The Narcissistic Cycle

From the moment we take our first breath we expect life to revolve around us. It is all about our needs. We want out stomachs filled and our diaper changed; to be held when we desire and for people to stop holding us when we desire to be alone. Over time, we learn that it is not all about us, and this comes as a deep shock to some children. The adults around them may wonder, why is he or she so desperate for attention? Generally speaking, little people learn to adjust to the real world, being a cog in the big wheel of life. Some people even enjoy their humility. But, for a significant minority, it really does suck to not be in the limelight, to not have a great deal of attention; to not reach some great height in life.

Of course, expression of a narcissistic personality isn't something that you can plot on a line. There are grades of narcissism and according to the level of narcissism expressed, we have some idea as to people's reactions to narcissistic injury. So much of the behavior is covert; covered up; a secret. It can take a good deal of looking before your eyes stop deceiving you.

It is almost impossible to be certain what leads to this behavior in adulthood, but there are two theories. Either the parents created a golden child who did no wrong and and certainly deserves the abundance of praise, glory and possessions the child is given, or else the parents were cold; unresponsive to the child's needs and withholding of praise and love.

It seems that it may well be something that happens about the age of 7 or 8 that can lead to permanent damage in the psyche; a scary thought for me since I work with children of that age. It is also fascinating that it is the occurrence of some damage to the psyche at this same age that can set the child up for a future cancer. Children need to express their emotions. You don't want them feeling that they must contain these emotions. Indeed, it is important that they share them with you. Having dinner together regularly is a great insurance policy because that's a time when concerns are raised.

For some people the swings and arrows directed at their sense of self is so great that they must create an inner sanctum. The chances of being invited into this inner sanctum of their minds is remarkably low for the very reason they fear going through the portal of their inner sanctum themselves. If they cannot enter, then you certainly must be kept out. Thus, the false self is created.

The narcissistic personality requires confirmation; validation; attention. With a low supply of empathy for others or a sense of guilt at their disposal, for their psyche rotates around their own desperate and urgent needs to feel better, people that come into their orbit are at risk of being manipulated to serve the N's needs.
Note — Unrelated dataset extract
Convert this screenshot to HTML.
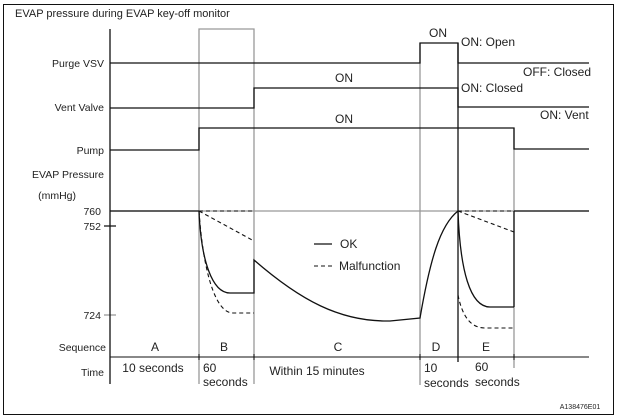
<!DOCTYPE html><html><head><style>body{margin:0;background:#fff}svg{display:block}text{font-family:"Liberation Sans",sans-serif;fill:#222}</style></head><body>
<svg width="617" height="417" viewBox="0 0 617 417" font-size="11">
<rect x="3.5" y="4.5" width="610" height="410" fill="none" stroke="#111" stroke-width="1"/>
<text x="15" y="17">EVAP pressure during EVAP key-off monitor</text>
<g text-anchor="end" font-size="10.5">
<text x="104" y="67">Purge VSV</text><text x="104" y="111">Vent Valve</text><text x="104" y="154">Pump</text>
<text x="104" y="178">EVAP Pressure</text><text x="76" y="199">(mmHg)</text>
<text x="101" y="215">760</text><text x="101" y="230">752</text><text x="101" y="319">724</text>
<text x="106" y="351">Sequence</text><text x="104" y="376">Time</text></g>
<g stroke="#999" stroke-width="1.3" fill="none">
<path d="M199 384V29H254V384M420 385V43M514 368V128M110 211H589"/>
<path d="M104 315H116"/></g>
<g stroke="#111" stroke-width="1.3" fill="none">
<path d="M110 29V384M104 226H116"/>
<path d="M110 63H420V43H458V63H589"/>
<path d="M110 108H254V88H458V107H589"/>
<path d="M110 150H199V128H514V149H589"/>
<path d="M458 43V362"/>
<path d="M110 211H199M514 211H589M514 211V307"/>
<path d="M199 211C201 260 212 293 230 293H254V260C300 300 340 322 390 321L420 318C430 260 440 225 458 211C460 270 470 307 490 307H514"/>
<path d="M314 244H332"/>
</g>
<g stroke="#111" stroke-width="1.1" fill="none" stroke-dasharray="4,3">
<path d="M199 211H254M199 211L254 241M199 211C203 270 215 313 233 313H254"/>
<path d="M458 211H514M458 211L514 232M458 295C462 315 470 328 485 328H514"/>
<path d="M314 266H332"/>
</g>
<text x="340" y="248" font-size="12">OK</text><text x="339" y="270" font-size="12">Malfunction</text>
<g stroke="#111" stroke-width="1"><path d="M110 357H589"/>
<path d="M110 354V360M199 354V360M254 354V360M420 354V360M458 354V360M514 354V360"/></g>
<g text-anchor="middle" font-size="12"><text x="155" y="351">A</text><text x="224" y="351">B</text><text x="338" y="351">C</text><text x="436" y="351">D</text><text x="486" y="351">E</text>
<text x="153" y="372">10 seconds</text><text x="317" y="375">Within 15 minutes</text></g>
<text x="203" y="372" font-size="12">60</text><text x="203" y="386" font-size="12">seconds</text>
<text x="424" y="372" font-size="12">10</text><text x="424" y="387" font-size="12">seconds</text>
<text x="475" y="371" font-size="12">60</text><text x="475" y="386" font-size="12">seconds</text>
<g font-size="12"><text x="429" y="37">ON</text><text x="461" y="46">ON: Open</text><text x="523" y="76">OFF: Closed</text>
<text x="335" y="82">ON</text><text x="461" y="92">ON: Closed</text><text x="540" y="119">ON: Vent</text><text x="335" y="123">ON</text></g>
<text x="580" y="409" style="font-size:7px" text-anchor="middle">A138476E01</text>
</svg></body></html>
Not all people with a narcissistic personality are wildly intelligent and abound with charm. Some people are mildly narcissistic in personality whilst others are in the mid range. Then there are others that are Masters at the game. How they experience themselves within their own skin can vary wildly from their outward appearance and behavior. It's the pressing need to have their needs met that have them behaving in certain ways because supply must be found and, if we are talking of a primary source, secured.

The appetite for supply can often be voracious and this makes secondary supply and even tertiary supply very important; not as important as the primary supply, most often the romantic partner, but still, an important source for supply. It could be a lover, a co-worker or even a stranger on the street. It is an insidious, all encompassing thing for some people.

There is a pattern, easily recognized when you know what you are looking for, but far too irresistible to reject when you do not. Submissives, yearning to submit as they do, are far less likely to see the master narcissist coming.

The golden period when the narcissistic is a delight to be around and you think you have found the perfect match is, well, golden. It feels special; heady; a high. Is there anything better than this, you wonder?

Unfortunately, the need for supply prevents this period from being permanent. There are a couple of things to note here. Positive supply isn't permanently enough; not even close. The N must have negative supply as well. He or she wants you to love them, but they also want you to sometimes hate them. How else can be there a contrast? How else can there a full expression of their control? Secondly, things go off the boil for the N. He needs to stir the pot; either to get some supply from another source, or have a cooling off period to gather strength and/or recover from a serious narcissistic injury. Either way, the golden period ultimately comes to an end or is patchy at best.

Confusion abounds. Drastic efforts are made; herculean attempts to return to that golden of golden periods of time. And yet, no matter how many hurdles you jump or how many sacrifices you make, that period of time is indeed gone; history; vamoose; vanished in a puff of smoke. It may return in some form or measure for limited periods of time, but the close connection between you is never quite reached. Nor are any attempts to discover the reasons for the change ever revealed or explained.

Probably, the narcissisticly challenged person has awareness; perhaps he or she does not. What matters to him is that he doesn't feel good and it's this drastic search to feel better that really matters to him or her. It drives everything.

Remember this: You didn't cause this situation and you can't fix this situation. You can, however, call it for what it is. You can even empathize, if your heart is big, deep and wide. Let's face it, as a submissive, you have bucket loads of empathy and forgiveness; endless supplies of understanding and an abundant willingness to wonder if you are to blame. For your own preservation of sanity, resist accepting the blame. In this way, you will heal.